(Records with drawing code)
= = = =

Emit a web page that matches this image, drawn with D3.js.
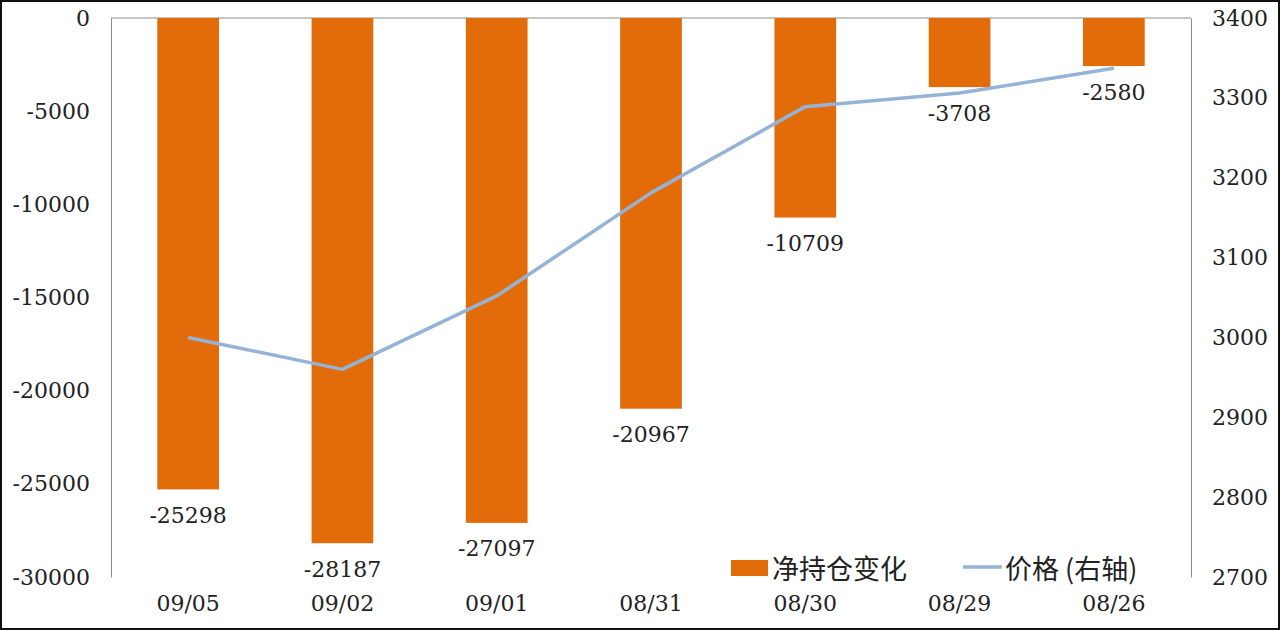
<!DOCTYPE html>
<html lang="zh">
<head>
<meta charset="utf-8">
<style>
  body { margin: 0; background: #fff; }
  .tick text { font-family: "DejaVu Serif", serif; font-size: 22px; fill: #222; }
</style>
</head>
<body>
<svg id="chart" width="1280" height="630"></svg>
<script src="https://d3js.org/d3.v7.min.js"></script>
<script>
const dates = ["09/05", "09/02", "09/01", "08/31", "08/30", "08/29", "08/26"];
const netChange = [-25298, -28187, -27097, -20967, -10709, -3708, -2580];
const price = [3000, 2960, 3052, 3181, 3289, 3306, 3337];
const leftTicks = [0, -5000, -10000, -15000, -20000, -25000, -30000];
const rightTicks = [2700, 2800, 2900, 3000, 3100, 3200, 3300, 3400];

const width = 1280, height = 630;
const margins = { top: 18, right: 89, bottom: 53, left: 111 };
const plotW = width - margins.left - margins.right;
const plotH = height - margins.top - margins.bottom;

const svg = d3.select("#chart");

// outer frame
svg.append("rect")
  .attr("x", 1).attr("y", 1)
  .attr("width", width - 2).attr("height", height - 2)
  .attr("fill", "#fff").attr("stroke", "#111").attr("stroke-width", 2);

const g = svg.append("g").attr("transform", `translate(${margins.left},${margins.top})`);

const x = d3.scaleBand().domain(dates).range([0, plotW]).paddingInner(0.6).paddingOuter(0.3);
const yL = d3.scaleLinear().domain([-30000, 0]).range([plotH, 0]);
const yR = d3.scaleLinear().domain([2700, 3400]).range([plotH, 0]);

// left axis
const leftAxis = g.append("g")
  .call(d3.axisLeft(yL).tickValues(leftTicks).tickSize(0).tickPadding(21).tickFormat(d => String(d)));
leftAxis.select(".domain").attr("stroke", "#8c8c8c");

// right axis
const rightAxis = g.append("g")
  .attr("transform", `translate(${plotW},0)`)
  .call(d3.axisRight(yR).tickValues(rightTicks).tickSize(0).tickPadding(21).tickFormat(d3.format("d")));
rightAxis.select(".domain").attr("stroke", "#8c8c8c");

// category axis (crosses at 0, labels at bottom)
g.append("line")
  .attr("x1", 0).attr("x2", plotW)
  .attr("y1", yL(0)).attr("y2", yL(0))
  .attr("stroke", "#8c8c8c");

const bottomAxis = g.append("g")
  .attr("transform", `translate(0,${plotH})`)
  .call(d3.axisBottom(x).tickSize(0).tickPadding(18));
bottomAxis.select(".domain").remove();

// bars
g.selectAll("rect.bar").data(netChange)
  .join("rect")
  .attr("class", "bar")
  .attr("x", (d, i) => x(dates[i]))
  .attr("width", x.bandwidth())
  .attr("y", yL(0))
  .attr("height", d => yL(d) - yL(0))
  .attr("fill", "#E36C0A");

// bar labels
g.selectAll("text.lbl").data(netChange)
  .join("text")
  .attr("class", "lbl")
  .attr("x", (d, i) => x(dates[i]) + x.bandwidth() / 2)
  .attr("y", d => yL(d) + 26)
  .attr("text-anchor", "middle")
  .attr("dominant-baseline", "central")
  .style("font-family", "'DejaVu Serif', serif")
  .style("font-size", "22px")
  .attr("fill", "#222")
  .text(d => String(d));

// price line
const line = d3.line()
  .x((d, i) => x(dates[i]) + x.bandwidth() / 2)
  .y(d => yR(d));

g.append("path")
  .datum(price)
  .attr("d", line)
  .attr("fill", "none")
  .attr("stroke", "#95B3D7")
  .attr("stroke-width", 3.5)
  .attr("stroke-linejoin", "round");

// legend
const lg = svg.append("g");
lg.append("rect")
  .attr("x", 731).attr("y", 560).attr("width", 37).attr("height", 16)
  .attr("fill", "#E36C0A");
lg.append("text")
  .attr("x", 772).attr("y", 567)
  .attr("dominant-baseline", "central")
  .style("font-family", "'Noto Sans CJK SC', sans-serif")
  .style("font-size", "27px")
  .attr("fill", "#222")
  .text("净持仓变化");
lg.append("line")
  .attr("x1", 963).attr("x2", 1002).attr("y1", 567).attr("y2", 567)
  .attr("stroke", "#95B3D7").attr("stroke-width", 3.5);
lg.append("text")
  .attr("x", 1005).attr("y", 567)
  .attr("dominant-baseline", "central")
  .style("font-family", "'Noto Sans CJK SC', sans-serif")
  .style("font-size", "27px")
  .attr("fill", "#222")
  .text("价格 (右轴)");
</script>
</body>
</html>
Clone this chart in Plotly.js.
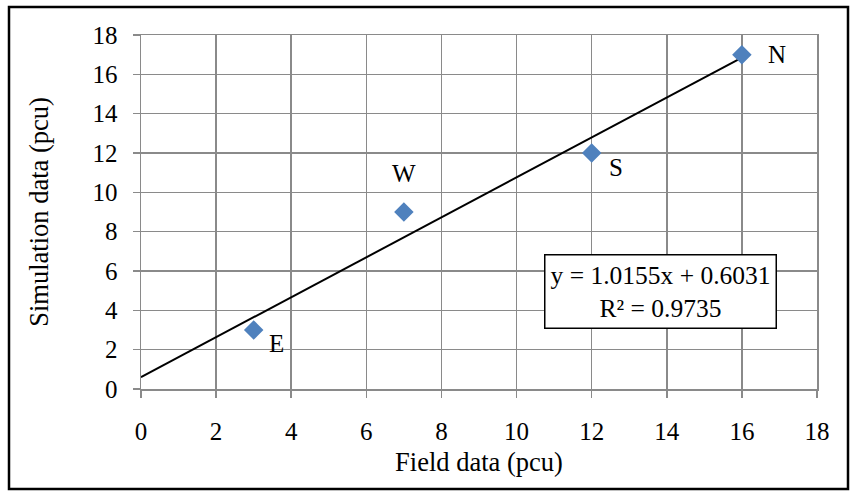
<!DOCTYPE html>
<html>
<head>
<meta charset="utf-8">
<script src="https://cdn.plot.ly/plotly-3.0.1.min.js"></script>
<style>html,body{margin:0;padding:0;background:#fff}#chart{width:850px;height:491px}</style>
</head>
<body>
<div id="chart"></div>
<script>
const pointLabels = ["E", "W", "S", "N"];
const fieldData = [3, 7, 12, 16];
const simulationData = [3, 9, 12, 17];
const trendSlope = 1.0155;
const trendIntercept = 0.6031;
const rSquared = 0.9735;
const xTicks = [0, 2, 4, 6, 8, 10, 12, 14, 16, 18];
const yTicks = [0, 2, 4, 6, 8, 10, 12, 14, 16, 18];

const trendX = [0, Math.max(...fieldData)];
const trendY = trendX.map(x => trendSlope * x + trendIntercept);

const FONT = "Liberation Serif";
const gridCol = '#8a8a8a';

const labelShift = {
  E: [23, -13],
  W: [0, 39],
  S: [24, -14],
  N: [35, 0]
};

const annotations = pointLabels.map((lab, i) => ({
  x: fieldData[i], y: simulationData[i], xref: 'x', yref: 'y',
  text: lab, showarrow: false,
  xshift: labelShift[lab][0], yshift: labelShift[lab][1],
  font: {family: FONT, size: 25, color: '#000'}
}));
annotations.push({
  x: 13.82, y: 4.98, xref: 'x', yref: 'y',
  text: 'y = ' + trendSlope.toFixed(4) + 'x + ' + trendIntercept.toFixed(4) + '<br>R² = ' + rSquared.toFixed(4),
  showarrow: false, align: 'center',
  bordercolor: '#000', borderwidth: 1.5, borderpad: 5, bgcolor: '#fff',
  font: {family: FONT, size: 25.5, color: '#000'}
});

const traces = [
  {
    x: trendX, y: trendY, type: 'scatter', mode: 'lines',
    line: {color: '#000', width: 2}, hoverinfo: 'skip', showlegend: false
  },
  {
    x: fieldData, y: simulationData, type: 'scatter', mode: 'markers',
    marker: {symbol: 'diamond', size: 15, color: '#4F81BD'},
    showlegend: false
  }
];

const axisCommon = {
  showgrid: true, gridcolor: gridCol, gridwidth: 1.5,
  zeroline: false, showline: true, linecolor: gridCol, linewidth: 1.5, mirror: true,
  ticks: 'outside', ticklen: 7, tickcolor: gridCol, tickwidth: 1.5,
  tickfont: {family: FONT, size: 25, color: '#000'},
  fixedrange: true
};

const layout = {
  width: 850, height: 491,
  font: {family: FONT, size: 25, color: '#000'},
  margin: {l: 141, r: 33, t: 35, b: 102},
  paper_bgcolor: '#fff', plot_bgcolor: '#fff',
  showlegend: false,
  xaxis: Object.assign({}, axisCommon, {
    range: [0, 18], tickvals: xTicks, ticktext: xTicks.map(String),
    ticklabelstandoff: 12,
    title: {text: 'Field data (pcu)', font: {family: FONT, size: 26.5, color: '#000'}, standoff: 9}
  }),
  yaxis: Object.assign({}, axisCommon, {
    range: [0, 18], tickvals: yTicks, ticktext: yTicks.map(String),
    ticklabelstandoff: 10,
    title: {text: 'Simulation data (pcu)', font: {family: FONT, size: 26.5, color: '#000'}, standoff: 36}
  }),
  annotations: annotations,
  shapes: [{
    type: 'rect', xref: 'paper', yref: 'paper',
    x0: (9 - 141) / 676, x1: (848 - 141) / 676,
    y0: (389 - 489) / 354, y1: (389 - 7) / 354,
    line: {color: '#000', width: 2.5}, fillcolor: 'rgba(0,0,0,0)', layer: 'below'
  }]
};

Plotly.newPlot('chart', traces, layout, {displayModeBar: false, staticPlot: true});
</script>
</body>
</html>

= = = =

AIM OF THE EXERCISE
Pictures do not belong in the copy. Repeat only the lines from the top of the records through the line containing "3200, 3300, 3400];".

TASK RESULT
Emit a web page that matches this image, drawn with D3.js.
<!DOCTYPE html>
<html lang="zh">
<head>
<meta charset="utf-8">
<style>
  body { margin: 0; background: #fff; }
  .tick text { font-family: "DejaVu Serif", serif; font-size: 22px; fill: #222; }
</style>
</head>
<body>
<svg id="chart" width="1280" height="630"></svg>
<script src="https://d3js.org/d3.v7.min.js"></script>
<script>
const dates = ["09/05", "09/02", "09/01", "08/31", "08/30", "08/29", "08/26"];
const netChange = [-25298, -28187, -27097, -20967, -10709, -3708, -2580];
const price = [3000, 2960, 3052, 3181, 3289, 3306, 3337];
const leftTicks = [0, -5000, -10000, -15000, -20000, -25000, -30000];
const rightTicks = [2700, 2800, 2900, 3000, 3100, 3200, 3300, 3400];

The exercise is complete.